** begin **

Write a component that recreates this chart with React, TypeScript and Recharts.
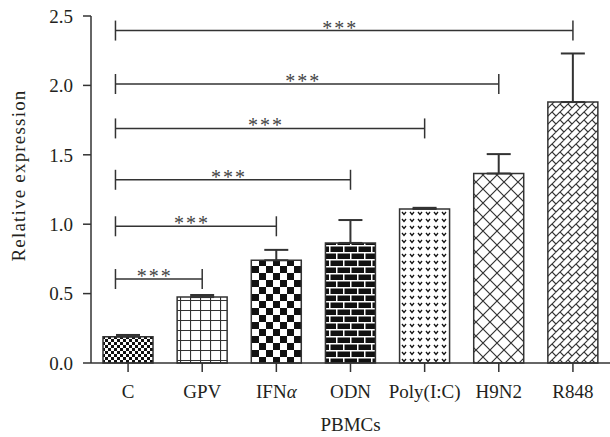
import {
  BarChart, Bar, XAxis, YAxis, Cell, ErrorBar, ReferenceLine, Label,
} from "recharts";

// bar groups and values
const categories = ["C", "GPV", "IFNα", "ODN", "Poly(I:C)", "H9N2", "R848"];
const means = [0.19, 0.475, 0.74, 0.865, 1.11, 1.365, 1.88];
const errors = [0.012, 0.015, 0.075, 0.165, 0.008, 0.14, 0.35];
const patternIds = ["pC", "pGPV", "pIFN", "pODN", "pPoly", "pH9", "pR848"];

// significance brackets, all from C
const bracketStart = -0.17;
const bracketEnds = [1, 2, 3, 4, 5, 6];
const bracketHeights = [0.605, 0.985, 1.32, 1.69, 2.01, 2.395];
const bracketLabel = "***";

const yTicks = [0, 0.5, 1, 1.5, 2, 2.5];

const FONT = "'Liberation Serif', 'Times New Roman', serif";
const INK = "#333";
const TEXT = "#231f20";

const rows = categories.map((name, i) => ({
  x: i,
  name,
  value: means[i],
  err: [0, errors[i]],
}));

function CatTick(props: any) {
  const { x, y, payload } = props;
  const name = categories[payload.value] ?? "";
  const greek = name.endsWith("α");
  return (
    <text x={x} y={y + 24} textAnchor="middle" fontSize={19} fontFamily={FONT} fill={TEXT}>
      {greek ? (
        <>
          <tspan>{name.slice(0, -1)}</tspan>
          <tspan fontStyle="italic">α</tspan>
        </>
      ) : name}
    </text>
  );
}

function Stars(props: any) {
  const vb = props.viewBox;
  if (!vb) return null;
  const cx = vb.x + (vb.width || 0) / 2 - 4;
  return (
    <text
      x={cx} y={vb.y + 4} textAnchor="middle" fontSize={20} letterSpacing={2}
      fontFamily={FONT} fill="#444"
    >
      {bracketLabel}
    </text>
  );
}

function YTitle(props: any) {
  const vb = props.viewBox;
  if (!vb) return null;
  const cx = 18;
  const cy = vb.y + vb.height / 2 - 14;
  return (
    <text
      x={cx} y={cy} transform={`rotate(-90, ${cx}, ${cy})`}
      textAnchor="middle" dominantBaseline="central"
      fontSize={19} letterSpacing={1.2} fontFamily={FONT} fill={TEXT}
    >
      Relative expression
    </text>
  );
}

export default function App() {
  return (
    <div style={{ position: "absolute", left: 0, top: 0, background: "#fff" }}>
      <BarChart
        width={610} height={437} data={rows}
        margin={{ top: 16, right: 0, bottom: 0, left: 0 }}
      >
        <defs>
          <pattern id="pC" width="6" height="6" patternUnits="userSpaceOnUse">
            <rect width="6" height="6" fill="#fff" />
            <rect width="3" height="3" fill="#111" />
            <rect x="3" y="3" width="3" height="3" fill="#111" />
          </pattern>
          <pattern id="pGPV" width="10" height="10" patternUnits="userSpaceOnUse">
            <rect width="10" height="10" fill="#fff" />
            <path d="M0 0.5H10M0.5 0V10" stroke={INK} strokeWidth="1.2" />
          </pattern>
          <pattern id="pIFN" width="14" height="14" patternUnits="userSpaceOnUse">
            <rect width="14" height="14" fill="#fff" />
            <rect width="7" height="7" fill="#111" />
            <rect x="7" y="7" width="7" height="7" fill="#111" />
          </pattern>
          <pattern id="pODN" width="28" height="14" patternUnits="userSpaceOnUse">
            <rect width="28" height="14" fill="#111" />
            <path d="M0 0.75H28M0 7.75H28M0.75 0V7M14.75 0V7M7.75 7V14M21.75 7V14" stroke="#fff" strokeWidth="1.5" />
          </pattern>
          <pattern id="pPoly" width="8" height="7" patternUnits="userSpaceOnUse">
            <rect width="8" height="7" fill="#fff" />
            <path d="M2 2L4 4.5L6 2" stroke="#111" strokeWidth="1.3" fill="none" />
          </pattern>
          <pattern id="pH9" width="14" height="14" patternUnits="userSpaceOnUse">
            <rect width="14" height="14" fill="#fff" />
            <path d="M0 0L14 14M14 0L0 14" stroke={INK} strokeWidth="1.2" />
          </pattern>
          <pattern id="pR848" width="8" height="8" patternUnits="userSpaceOnUse">
            <rect width="8" height="8" fill="#fff" />
            <path d="M-1 1L1 -1M0 8L8 0M7 9L9 7M0 0L4 4" stroke={INK} strokeWidth="1.2" />
          </pattern>
        </defs>

        <XAxis
          type="number" dataKey="x" domain={[-0.5, 6.5]} ticks={[0, 1, 2, 3, 4, 5, 6]}
          interval={0} height={74} tickSize={9} tick={<CatTick />}
          stroke={INK} strokeWidth={1.5}
        >
          <Label
            value="PBMCs" position="insideBottom" offset={6}
            fontSize={19} fontFamily={FONT} fill={TEXT}
          />
        </XAxis>
        <YAxis
          domain={[0, 2.5]} ticks={yTicks} interval={0} width={91}
          tickSize={8} tickMargin={10} stroke={INK} strokeWidth={1.5}
          tickFormatter={(v: number) => v.toFixed(1)}
          tick={{ fontSize: 19, fontFamily: FONT, fill: TEXT }}
          label={(p: any) => <YTitle {...p} />}
        />

        <Bar dataKey="value" barSize={50} stroke={INK} strokeWidth={1.5} isAnimationActive={false}>
          {rows.map((r, i) => (
            <Cell key={r.name} fill={`url(#${patternIds[i]})`} />
          ))}
          <ErrorBar dataKey="err" direction="y" width={12} stroke={INK} strokeWidth={2} isAnimationActive={false} />
        </Bar>

        {bracketEnds.map((end, i) => (
          <ReferenceLine
            key={`h${i}`} stroke={INK} strokeWidth={1.5}
            segment={[{ x: bracketStart, y: bracketHeights[i] }, { x: end, y: bracketHeights[i] }]}
            label={(p: any) => <Stars {...p} />}
          />
        ))}
        {bracketEnds.map((end, i) => (
          <ReferenceLine
            key={`l${i}`} stroke={INK} strokeWidth={1.5}
            segment={[{ x: bracketStart, y: bracketHeights[i] - 0.072 }, { x: bracketStart, y: bracketHeights[i] + 0.072 }]}
          />
        ))}
        {bracketEnds.map((end, i) => (
          <ReferenceLine
            key={`r${i}`} stroke={INK} strokeWidth={1.5}
            segment={[{ x: end, y: bracketHeights[i] - 0.072 }, { x: end, y: bracketHeights[i] + 0.072 }]}
          />
        ))}
      </BarChart>
    </div>
  );
}
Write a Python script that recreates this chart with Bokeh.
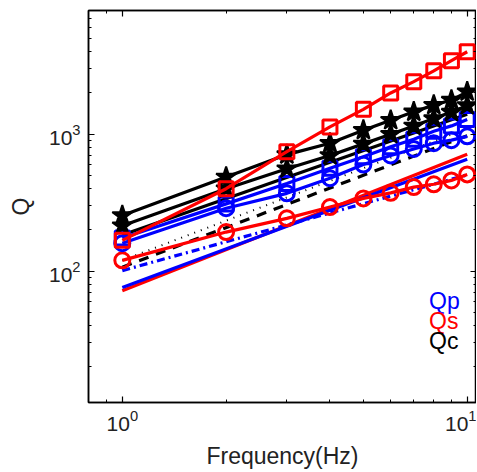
import numpy as np
from bokeh.plotting import figure
from bokeh.models import Range1d, Label, FixedTicker, LogTickFormatter, LogAxis
from bokeh.embed import file_html
from bokeh.resources import INLINE

freq = [1, 2, 3, 4, 5, 6, 7, 8, 9, 10]
qs_square = [168, 400, 745, 1130, 1520, 2000, 2420, 2900, 3440, 4000]
qs_circle = [120, 193, 243, 294, 340, 373, 411, 431, 460, 509]
qp_square = [175, 310, 437, 564, 685, 810, 920, 1050, 1150, 1280]
qp_circle = [160, 288, 370, 477, 600, 700, 780, 860, 905, 965]
qc_star_a = [255, 487, 710, 860, 1070, 1265, 1456, 1630, 1775, 2040]
qc_star_b = [215, 400, 560, 700, 850, 1000, 1150, 1300, 1450, 1620]

fit_freq = [1, 10]
qs_solid = [72, 714]
qp_solid = [76, 656]
qp_dashdot = [101, 505]
qc_solid = [184, 1400]
qc_dashed = [107, 975]
qc_dotted = [120, 1100]

x_major = [1, 10]
x_minor = [0.8, 0.9, 2, 3, 4, 5, 6, 7, 8, 9]
y_major = [100, 1000]
y_minor = [20, 30, 40, 50, 60, 70, 80, 90, 200, 300, 400, 500, 600, 700, 800, 900,
           2000, 3000, 4000, 5000, 6000, 7000, 8000]

legend_names = ["Qp", "Qs", "Qc"]
legend_colors = ["blue", "red", "black"]
legend_x = 7.75
legend_y = [61, 43.5, 31]

FONT = "Liberation Sans"

p = figure(frame_width=388, frame_height=392, x_axis_type="log", y_axis_type="log",
           x_range=Range1d(0.798, 10.64), y_range=Range1d(11, 8000),
           output_backend="svg", toolbar_location=None,
           min_border_left=88, min_border_right=0, min_border_top=10, min_border_bottom=10)
p.grid.visible = False
p.outline_line_color = "black"
p.outline_line_width = 1.5
p.background_fill_color = "white"

bottom_axis = p.below[0]
left_axis = p.left[0]
top_axis = LogAxis()
right_axis = LogAxis()
p.add_layout(top_axis, "above")
p.add_layout(right_axis, "right")

for ax in (bottom_axis, top_axis):
    ax.ticker = FixedTicker(ticks=x_major, minor_ticks=x_minor)
for ax in (left_axis, right_axis):
    ax.ticker = FixedTicker(ticks=y_major, minor_ticks=y_minor)

for ax in (bottom_axis, left_axis, top_axis, right_axis):
    ax.formatter = LogTickFormatter()
    ax.major_tick_in = 6
    ax.major_tick_out = 0
    ax.minor_tick_in = 3
    ax.minor_tick_out = 0
    ax.axis_line_width = 1.5
    ax.major_tick_line_width = 1.2
    ax.major_label_text_font = FONT
    ax.major_label_text_font_size = "21px"
    ax.major_label_text_color = "#222222"
    ax.axis_label_text_font = FONT
    ax.axis_label_text_font_size = "23px"
    ax.axis_label_text_font_style = "normal"
    ax.axis_label_text_color = "#222222"

for ax in (top_axis, right_axis):
    ax.major_label_text_font_size = "1px"
    ax.major_label_text_alpha = 0
    ax.major_label_standoff = 0

bottom_axis.axis_label = "Frequency(Hz)"
left_axis.axis_label = "Q"
bottom_axis.major_label_standoff = 7
left_axis.major_label_standoff = 8
bottom_axis.axis_label_standoff = 9
left_axis.axis_label_standoff = 12

lw = 3.2
p.line(fit_freq, qs_solid, color="red", line_width=lw)
p.line(fit_freq, qp_solid, color="blue", line_width=lw)
p.line(fit_freq, qp_dashdot, color="blue", line_width=lw, line_dash="8 4 2 4")
p.line(fit_freq, qc_dashed, color="black", line_width=lw, line_dash="10 8")
p.line(fit_freq, qc_dotted, color="black", line_width=2, line_dash="1 6")
p.line(fit_freq, qc_solid, color="black", line_width=lw)

p.line(freq, qs_circle, color="red", line_width=lw)
p.scatter(freq, qs_circle, marker="circle", size=15, fill_color=None, line_color="red", line_width=3)
p.line(freq, qp_circle, color="blue", line_width=lw)
p.scatter(freq, qp_circle, marker="circle", size=15, fill_color=None, line_color="blue", line_width=3)
p.line(freq, qp_square, color="blue", line_width=lw)
p.scatter(freq, qp_square, marker="square", size=14, fill_color=None, line_color="blue", line_width=3)
p.line(freq, qc_star_b, color="black", line_width=lw)
p.scatter(freq, qc_star_b, marker="star", size=21, fill_color="black", line_color="black", line_width=2)
p.line(freq, qc_star_a, color="black", line_width=lw)
p.scatter(freq, qc_star_a, marker="star", size=21, fill_color="black", line_color="black", line_width=2)
p.line(freq, qs_square, color="red", line_width=lw)
p.scatter(freq, qs_square, marker="square", size=14, fill_color=None, line_color="red", line_width=3)

for name, col, ly in zip(legend_names, legend_colors, legend_y):
    p.add_layout(Label(x=legend_x, y=ly, text=name, text_color=col, text_font=FONT,
                       text_font_size="23px", text_baseline="alphabetic"))

open("out.html", "w").write(file_html(p, INLINE))
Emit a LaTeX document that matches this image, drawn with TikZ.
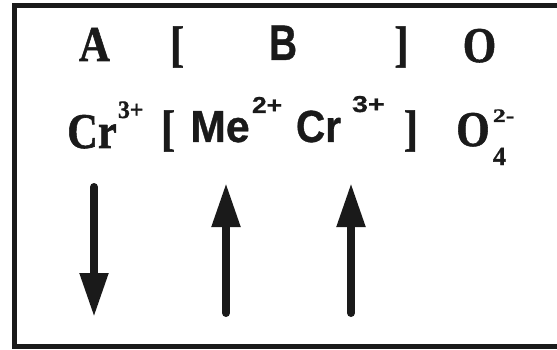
\documentclass[tikz,border=0pt]{standalone}
\usepackage{fontspec}
\setmainfont{Liberation Serif}[BoldFeatures={FakeBold=1.2}]
\newfontfamily\sansb{Liberation Sans}[BoldFeatures={FakeBold=0.8}]
\usetikzlibrary{arrows.meta}
\definecolor{ink}{HTML}{1A1A1A}
\newcommand{\serf}[1]{\fontsize{#1}{#1}\selectfont\bfseries}
\newcommand{\sanf}[1]{\fontsize{#1}{#1}\sansb\bfseries}
\begin{document}
\begin{tikzpicture}[x=1pt,y=-1pt,
  txt/.style={inner sep=0pt, outer sep=0pt, text=ink},
  spin/.style={draw=ink, line width=8pt, line cap=round, -{Triangle[length=44pt,width=27pt]}},
  frame/.style={draw=ink, line width=5pt}]
\useasboundingbox (0,0) rectangle (557,350);
% frame
\draw[frame] (557,6) -- (14,6) -- (14,346) -- (557,346);
% row 1
\node[txt,anchor=base] (A)   at (94.5,61) {\scalebox{0.86}[1]{\serf{50}A}};
\node[txt,anchor=base] (lb1) at (177,61)  {\scalebox{0.86}[1]{\serf{50}[}};
\node[txt,anchor=base] (B)   at (283,60)  {\scalebox{0.78}[1]{\sanf{50}B}};
\node[txt,anchor=base] (rb1) at (401.5,61){\scalebox{0.86}[1]{\serf{50}]}};
\node[txt,anchor=base] (O1)  at (479.5,62){\scalebox{0.86}[1]{\serf{50}O}};
% row 2
\node[txt,anchor=base] (Cr1) at (92,148)  {\scalebox{0.85}[1]{\serf{50}Cr}};
\node[txt,anchor=base west] (s1) at (118,118) {\scalebox{0.95}[1]{\serf{25}3+}};
\node[txt,anchor=base] (lb2) at (168,145) {\scalebox{0.86}[1]{\serf{50}[}};
\node[txt,anchor=base] (Me)  at (220,142) {\scalebox{0.95}[1]{\sanf{45}Me}};
\node[txt,anchor=base west] (s2) at (252,113) {\scalebox{1.15}[1]{\sanf{23}2+}};
\node[txt,anchor=base] (Cr2) at (318.5,142) {\scalebox{0.9}[1]{\sanf{45}Cr}};
\node[txt,anchor=base west] (s3) at (352,112) {\scalebox{1.25}[1]{\sanf{23}3+}};
\node[txt,anchor=base] (rb2) at (411,145) {\scalebox{0.86}[1]{\serf{50}]}};
\node[txt,anchor=base] (O2)  at (473,146) {\scalebox{0.86}[1]{\serf{50}O}};
\node[txt,anchor=base west] (s4) at (493,122) {\scalebox{1.35}[1]{\serf{19}2-}};
\node[txt,anchor=base west] (s5) at (493,165) {\serf{26}4};
% spin arrows
\coordinate (a1s) at (94,187);  \coordinate (a1e) at (94,317);
\coordinate (a2s) at (226,313); \coordinate (a2e) at (226,183);
\coordinate (a3s) at (351,313); \coordinate (a3e) at (351,183);
\draw[spin] (a1s) -- (a1e);
\draw[spin] (a2s) -- (a2e);
\draw[spin] (a3s) -- (a3e);
\end{tikzpicture}
\end{document}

** end **

[Goal of the exercise] Look through the records and count each line that holds "recreates". Write only the total.

[Reply to the task] 2